Wednesday, May 5, 2010

"Every child is an artist.  The problem is how to remain an artist once he grows up." - Pablo Picasso

Creativity is something that needs to be nurtured and prodded into being. But it is also something that everyone can have.  Why is it that some children think they can't be creative?  When did realistic drawing become the only "good" drawing?  Obviously it is not, or people like Mondrian and Jackson Pollack would never have become famous.  But it is something children too often believe.  

 Peter Reynolds has an excellent book entitled "The Dot".  In it, a little girl doesn't think she can draw.  Her teacher encourages her to just make a mark, so she does.  It's one small dot on the page.  Then this brilliant educator tells her to sign her work and proceeds to post the drawing on the wall.  This encourages the student into believing she is creative.

As an art teacher, I never understood the concept of writing your name on the back of your work.  You should always sign the front.  Be proud of the effort, even if you are not satisfied with the result.  I can guarantee that most artists are seldom 100% satisfied with their work.

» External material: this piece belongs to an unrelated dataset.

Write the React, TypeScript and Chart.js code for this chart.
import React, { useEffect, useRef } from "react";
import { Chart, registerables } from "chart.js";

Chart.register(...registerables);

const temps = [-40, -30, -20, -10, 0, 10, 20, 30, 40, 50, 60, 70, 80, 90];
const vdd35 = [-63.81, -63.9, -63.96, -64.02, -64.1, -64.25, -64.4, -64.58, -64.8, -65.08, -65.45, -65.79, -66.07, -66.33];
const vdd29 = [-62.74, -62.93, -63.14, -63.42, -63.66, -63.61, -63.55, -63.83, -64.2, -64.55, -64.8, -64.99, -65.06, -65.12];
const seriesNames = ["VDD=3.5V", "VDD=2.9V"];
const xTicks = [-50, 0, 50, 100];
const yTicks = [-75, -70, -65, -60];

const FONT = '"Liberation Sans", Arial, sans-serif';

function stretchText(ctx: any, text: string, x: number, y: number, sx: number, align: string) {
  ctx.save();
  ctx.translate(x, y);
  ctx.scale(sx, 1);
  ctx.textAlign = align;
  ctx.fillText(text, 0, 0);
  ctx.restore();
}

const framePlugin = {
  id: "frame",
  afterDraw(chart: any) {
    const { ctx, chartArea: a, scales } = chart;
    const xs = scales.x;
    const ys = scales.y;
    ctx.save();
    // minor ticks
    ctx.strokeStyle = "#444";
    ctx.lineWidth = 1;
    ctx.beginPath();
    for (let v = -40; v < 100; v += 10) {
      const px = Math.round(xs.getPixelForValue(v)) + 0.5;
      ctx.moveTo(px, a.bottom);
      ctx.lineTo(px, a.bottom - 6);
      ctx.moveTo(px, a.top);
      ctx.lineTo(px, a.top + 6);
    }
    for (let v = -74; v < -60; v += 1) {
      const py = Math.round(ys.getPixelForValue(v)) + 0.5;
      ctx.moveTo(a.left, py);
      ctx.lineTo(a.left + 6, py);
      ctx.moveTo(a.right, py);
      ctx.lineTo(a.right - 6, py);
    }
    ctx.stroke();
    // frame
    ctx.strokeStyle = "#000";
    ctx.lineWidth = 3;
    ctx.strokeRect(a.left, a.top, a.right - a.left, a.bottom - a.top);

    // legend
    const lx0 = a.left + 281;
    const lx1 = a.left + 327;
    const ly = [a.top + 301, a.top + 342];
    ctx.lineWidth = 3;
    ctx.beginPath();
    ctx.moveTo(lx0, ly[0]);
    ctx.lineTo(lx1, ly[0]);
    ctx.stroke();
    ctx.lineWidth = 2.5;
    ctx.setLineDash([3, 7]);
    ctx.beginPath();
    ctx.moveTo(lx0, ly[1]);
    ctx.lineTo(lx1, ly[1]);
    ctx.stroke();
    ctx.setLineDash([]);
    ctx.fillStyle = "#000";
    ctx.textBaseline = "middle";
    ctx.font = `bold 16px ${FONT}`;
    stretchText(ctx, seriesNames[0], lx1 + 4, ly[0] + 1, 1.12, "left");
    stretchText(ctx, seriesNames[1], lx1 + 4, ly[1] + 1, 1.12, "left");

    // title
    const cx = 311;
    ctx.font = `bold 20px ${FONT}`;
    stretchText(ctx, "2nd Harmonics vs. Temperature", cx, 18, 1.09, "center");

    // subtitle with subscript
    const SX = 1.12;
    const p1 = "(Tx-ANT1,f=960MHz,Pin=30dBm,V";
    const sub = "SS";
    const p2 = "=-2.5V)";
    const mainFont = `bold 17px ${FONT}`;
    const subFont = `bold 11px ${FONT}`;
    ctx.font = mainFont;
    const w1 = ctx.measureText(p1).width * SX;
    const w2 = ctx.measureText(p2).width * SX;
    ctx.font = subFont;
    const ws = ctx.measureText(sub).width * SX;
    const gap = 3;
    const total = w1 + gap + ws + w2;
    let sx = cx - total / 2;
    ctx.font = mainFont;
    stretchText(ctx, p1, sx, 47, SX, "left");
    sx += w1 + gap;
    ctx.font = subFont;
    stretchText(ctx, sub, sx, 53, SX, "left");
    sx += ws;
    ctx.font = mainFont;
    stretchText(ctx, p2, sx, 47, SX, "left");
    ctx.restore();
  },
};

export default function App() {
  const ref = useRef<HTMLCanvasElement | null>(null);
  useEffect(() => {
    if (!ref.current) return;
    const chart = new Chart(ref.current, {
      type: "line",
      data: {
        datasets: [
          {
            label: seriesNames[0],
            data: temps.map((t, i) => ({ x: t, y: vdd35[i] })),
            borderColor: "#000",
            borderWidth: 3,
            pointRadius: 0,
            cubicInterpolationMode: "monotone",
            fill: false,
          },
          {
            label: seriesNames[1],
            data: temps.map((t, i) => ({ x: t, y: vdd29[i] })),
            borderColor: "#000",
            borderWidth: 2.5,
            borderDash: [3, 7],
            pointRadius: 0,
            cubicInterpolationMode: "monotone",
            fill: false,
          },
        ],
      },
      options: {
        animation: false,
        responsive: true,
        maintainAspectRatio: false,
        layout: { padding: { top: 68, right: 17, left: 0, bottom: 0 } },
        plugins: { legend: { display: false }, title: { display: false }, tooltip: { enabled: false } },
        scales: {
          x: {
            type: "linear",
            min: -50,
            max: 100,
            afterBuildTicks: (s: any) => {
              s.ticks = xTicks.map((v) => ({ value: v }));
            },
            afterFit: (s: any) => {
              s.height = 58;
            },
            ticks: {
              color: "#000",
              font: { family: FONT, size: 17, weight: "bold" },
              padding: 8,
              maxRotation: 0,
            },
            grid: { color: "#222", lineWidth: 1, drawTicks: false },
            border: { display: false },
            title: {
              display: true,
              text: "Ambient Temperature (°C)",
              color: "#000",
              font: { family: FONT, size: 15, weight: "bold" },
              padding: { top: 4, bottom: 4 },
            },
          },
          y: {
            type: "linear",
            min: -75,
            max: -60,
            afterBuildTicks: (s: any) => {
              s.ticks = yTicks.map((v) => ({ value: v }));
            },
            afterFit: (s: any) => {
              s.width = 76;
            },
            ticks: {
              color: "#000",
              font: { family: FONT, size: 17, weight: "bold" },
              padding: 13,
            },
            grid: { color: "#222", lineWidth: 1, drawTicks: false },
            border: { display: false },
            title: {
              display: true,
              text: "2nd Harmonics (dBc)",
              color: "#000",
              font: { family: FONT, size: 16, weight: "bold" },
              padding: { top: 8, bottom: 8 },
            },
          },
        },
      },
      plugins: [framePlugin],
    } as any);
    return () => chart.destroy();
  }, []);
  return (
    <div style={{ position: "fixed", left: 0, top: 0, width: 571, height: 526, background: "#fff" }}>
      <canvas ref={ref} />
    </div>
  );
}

Children can see the art in everything, up until their vision is discounted. Is there something adults say to them to squash their notions of expression?    

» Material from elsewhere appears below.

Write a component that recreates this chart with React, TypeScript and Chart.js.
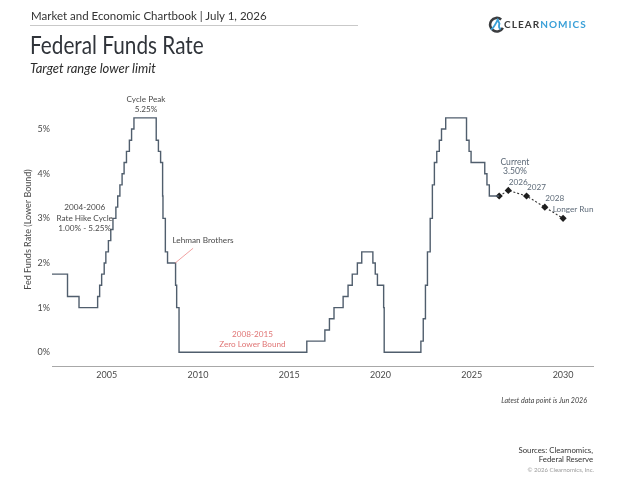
import React, { useEffect, useRef } from "react";
import { Chart, registerables } from "chart.js";

Chart.register(...registerables);

// ---------- Data ----------
// Fed funds target range lower bound: change dates (decimal years) and new levels (%)
const RATE_DATES = [
  2002.0, 2002.85, 2003.48, 2004.5, 2004.61, 2004.72, 2004.86, 2004.95, 2005.09, 2005.22,
  2005.34, 2005.5, 2005.6, 2005.72, 2005.84, 2005.95, 2006.08, 2006.24, 2006.36, 2006.49,
  2007.71, 2007.83, 2007.95, 2008.06, 2008.08, 2008.21, 2008.33, 2008.77, 2008.83, 2008.96,
  2015.96, 2016.95, 2017.2, 2017.45, 2017.95, 2018.22, 2018.45, 2018.73, 2018.97, 2019.58,
  2019.71, 2019.83, 2020.17, 2020.2, 2022.21, 2022.34, 2022.46, 2022.57, 2022.72, 2022.84,
  2022.95, 2023.08, 2023.22, 2023.34, 2023.57, 2024.71, 2024.85, 2024.96, 2025.71, 2025.83,
  2025.96, 2026.5,
];
const RATE_VALUES = [
  1.75, 1.25, 1.0, 1.25, 1.5, 1.75, 2.0, 2.25, 2.5, 2.75,
  3.0, 3.25, 3.5, 3.75, 4.0, 4.25, 4.5, 4.75, 5.0, 5.25,
  4.75, 4.5, 4.25, 3.5, 3.0, 2.25, 2.0, 1.5, 1.0, 0.0,
  0.25, 0.5, 0.75, 1.0, 1.25, 1.5, 1.75, 2.0, 2.25, 2.0,
  1.75, 1.5, 1.0, 0.0, 0.25, 0.75, 1.5, 2.25, 3.0, 3.75,
  4.25, 4.5, 4.75, 5.0, 5.25, 4.75, 4.5, 4.25, 4.0, 3.75,
  3.5, 3.5,
];
// Current level and projections
const PROJ_DATES = [2026.5, 2027.0, 2028.0, 2029.0, 2030.0];
const PROJ_VALUES = [3.5, 3.625, 3.5, 3.25, 3.0];
const PROJ_LABELS = ["", "2026", "2027", "2028", "Longer Run"];
const CURRENT_LABEL = ["Current", "3.50%"];

const X_TICKS = [2005, 2010, 2015, 2020, 2025, 2030];
const Y_TICKS = [0, 1, 2, 3, 4, 5];

// ---------- Styling ----------
const FONT = 'Lato, "Open Sans", sans-serif';
const LINE_COLOR = "#505e6d";
const TEXT_COLOR = "#4a4a4a";
const RED_TEXT = "#e07575";

type Note = { x: number; ys: number[]; lines: string[]; color: string; align: CanvasTextAlign };
const NOTES: Note[] = [
  { x: 2007.15, ys: [5.67, 5.44], lines: ["Cycle Peak", "5.25%"], color: TEXT_COLOR, align: "center" },
  { x: 2003.79, ys: [3.25, 3.01, 2.78], lines: ["2004-2006", "Rate Hike Cycle", "1.00% - 5.25%"], color: TEXT_COLOR, align: "center" },
  { x: 2008.6, ys: [2.515], lines: ["Lehman Brothers"], color: TEXT_COLOR, align: "left" },
  { x: 2012.98, ys: [0.41, 0.18], lines: ["2008-2015", "Zero Lower Bound"], color: RED_TEXT, align: "center" },
];

const notesPlugin = {
  id: "notes",
  afterDatasetsDraw(chart: any) {
    const { ctx, scales } = chart;
    const xs = scales.x;
    const ys = scales.y;
    ctx.save();
    ctx.textBaseline = "middle";
    ctx.font = `8.2px ${FONT}`;
    for (const n of NOTES) {
      ctx.fillStyle = n.color;
      ctx.textAlign = n.align;
      n.lines.forEach((t, i) => {
        ctx.fillText(t, xs.getPixelForValue(n.x), ys.getPixelForValue(n.ys[i]));
      });
    }
    // Lehman leader line
    ctx.strokeStyle = "#ee8a8a";
    ctx.lineWidth = 0.8;
    ctx.beginPath();
    ctx.moveTo(xs.getPixelForValue(2008.75), ys.getPixelForValue(2.0));
    ctx.lineTo(xs.getPixelForValue(2009.73), ys.getPixelForValue(2.33));
    ctx.stroke();
    // Projection labels
    ctx.fillStyle = "#5d6a78";
    ctx.textAlign = "center";
    PROJ_LABELS.forEach((t, i) => {
      if (!t) return;
      const px = xs.getPixelForValue(PROJ_DATES[i]);
      const py = ys.getPixelForValue(PROJ_VALUES[i]);
      ctx.fillText(t, px + 10, py - 8.5);
    });
    const cx = xs.getPixelForValue(PROJ_DATES[0]);
    const cy = ys.getPixelForValue(PROJ_VALUES[0]);
    ctx.font = `8.6px ${FONT}`;
    ctx.fillText(CURRENT_LABEL[0], cx + 15.7, cy - 34);
    ctx.fillText(CURRENT_LABEL[1], cx + 15.7, cy - 25);
    ctx.restore();
  },
};

function ChartCanvas() {
  const ref = useRef<HTMLCanvasElement | null>(null);
  useEffect(() => {
    if (!ref.current) return;
    const chart = new Chart(ref.current, {
      type: "line",
      data: {
        datasets: [
          {
            data: RATE_DATES.map((x, i) => ({ x, y: RATE_VALUES[i] })),
            stepped: "before",
            borderColor: LINE_COLOR,
            borderWidth: 1.4,
            pointRadius: 0,
            fill: false,
          },
          {
            data: PROJ_DATES.map((x, i) => ({ x, y: PROJ_VALUES[i] })),
            borderColor: "#333",
            borderWidth: 1.1,
            borderDash: [2, 2],
            pointStyle: "rectRot",
            pointRadius: 3.6,
            pointBackgroundColor: "#1e1e1e",
            pointBorderColor: "#1e1e1e",
            pointBorderWidth: 0,
            fill: false,
          },
        ],
      } as any,
      options: {
        responsive: false,
        animation: false,
        events: [],
        layout: { padding: { top: 93, right: 31, bottom: 0, left: 0 } },
        plugins: { legend: { display: false }, tooltip: { enabled: false } },
        scales: {
          x: {
            type: "linear",
            min: 2002,
            max: 2031.64,
            grid: { display: false, drawTicks: false },
            border: { display: true, color: "#a8a8a8", width: 1 },
            ticks: {
              color: TEXT_COLOR,
              font: { family: FONT, size: 9 },
              padding: 4,
              maxRotation: 0,
              callback: (v: any) => String(v),
            },
            afterBuildTicks: (s: any) => {
              s.ticks = X_TICKS.map((v) => ({ value: v }));
            },
            afterFit: (s: any) => {
              s.height = 114;
            },
          },
          y: {
            type: "linear",
            min: -0.307,
            max: 5.807,
            grid: { display: false, drawTicks: false },
            border: { display: false },
            ticks: {
              color: TEXT_COLOR,
              font: { family: FONT, size: 9 },
              padding: 2,
              callback: (v: any) => `${v}%`,
            },
            afterBuildTicks: (s: any) => {
              s.ticks = Y_TICKS.map((v) => ({ value: v }));
            },
            title: {
              display: true,
              text: "Fed Funds Rate (Lower Bound)",
              color: TEXT_COLOR,
              font: { family: FONT, size: 9 },
              padding: { top: 22.5, bottom: 0 },
            },
            afterFit: (s: any) => {
              s.width = 52;
            },
          },
        },
      } as any,
      plugins: [notesPlugin],
    });
    return () => chart.destroy();
  }, []);
  return (
    <canvas
      ref={ref}
      width={624}
      height={480}
      style={{ position: "absolute", left: 0, top: 0, width: 624, height: 480 }}
    />
  );
}

function Txt(props: {
  cy: number;
  size: number;
  left?: number;
  right?: number;
  color?: string;
  italic?: boolean;
  weight?: number;
  sx?: number;
  children: React.ReactNode;
}) {
  const lh = Math.ceil(props.size * 1.3);
  const style: React.CSSProperties = {
    position: "absolute",
    top: props.cy - lh / 2 - props.size * 0.08,
    height: lh,
    lineHeight: `${lh}px`,
    fontSize: props.size,
    fontFamily: FONT,
    color: props.color || "#333",
    fontStyle: props.italic ? "italic" : "normal",
    fontWeight: props.weight || 400,
    whiteSpace: "nowrap",
  };
  if (props.sx) {
    style.transform = `scaleX(${props.sx})`;
    style.transformOrigin = "left center";
  }
  if (props.left !== undefined) style.left = props.left;
  if (props.right !== undefined) {
    style.right = props.right;
    style.textAlign = "right";
  }
  return <div style={style}>{props.children}</div>;
}

export default function App() {
  return (
    <div
      style={{
        position: "absolute",
        left: 0,
        top: 0,
        width: 624,
        height: 480,
        background: "#fff",
        overflow: "hidden",
      }}
    >
      <ChartCanvas />
      <Txt cy={16} size={11.5} left={31} color="#333">
        Market and Economic Chartbook | July 1, 2026
      </Txt>
      <div style={{ position: "absolute", left: 30, top: 25, width: 328, height: 1, background: "#c9c9c9" }} />
      <Txt cy={46} size={25} left={30} color="#30343a" sx={0.83}>
        Federal Funds Rate
      </Txt>
      <Txt cy={70} size={13} left={30} color="#2b2b2b" italic>
        Target range lower limit
      </Txt>
      <svg
        style={{ position: "absolute", left: 488, top: 16 }}
        width={17}
        height={17}
        viewBox="0 0 20 20"
      >
        <path d="M15.5 4 A8 8 0 1 0 17.5 14" fill="none" stroke="#3b3d40" strokeWidth={3} />
        <path d="M3.5 16 C7 14 9 9 11.5 4.5 L13.5 9 C12.5 11.5 12.5 14 15 15.5" fill="none" stroke="#3aa0d8" strokeWidth={2.2} />
      </svg>
      <Txt cy={25.5} size={10} left={504} weight={700} color="#3a3a3a">
        <span style={{ letterSpacing: 1.05 }}>
          CLEAR<span style={{ color: "#3aa0d8" }}>NOMICS</span>
        </span>
      </Txt>
      <Txt cy={401.3} size={7.1} right={37} color="#444" italic>
        Latest data point is Jun 2026
      </Txt>
      <Txt cy={451.3} size={7.8} right={31} color="#333">
        Sources: Clearnomics,
      </Txt>
      <Txt cy={460.3} size={7.8} right={31} color="#333">
        Federal Reserve
      </Txt>
      <Txt cy={470} size={6} right={30} color="#9a9a9a">
        © 2026 Clearnomics, Inc.
      </Txt>
    </div>
  );
}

So, take my word for it:  Art does not equal realistic drawings.  While they may be art, there are so many other things that are also art.  Take a look at your grandmother's quilt.  Check out the weaving of an oriental rug.  Look at the pattern on your china.  Closely examine a piece of handmade paper. But creativity is not just in producing things that may be considered works of art either. See the shapes in the clouds and the colors in the morning sky.  Compare two stones from the stream to see their likes and differences.  Creativity is in your mind's eye.  Creativity comes in appreciating the unique qualities of things, including a child's crayon drawing.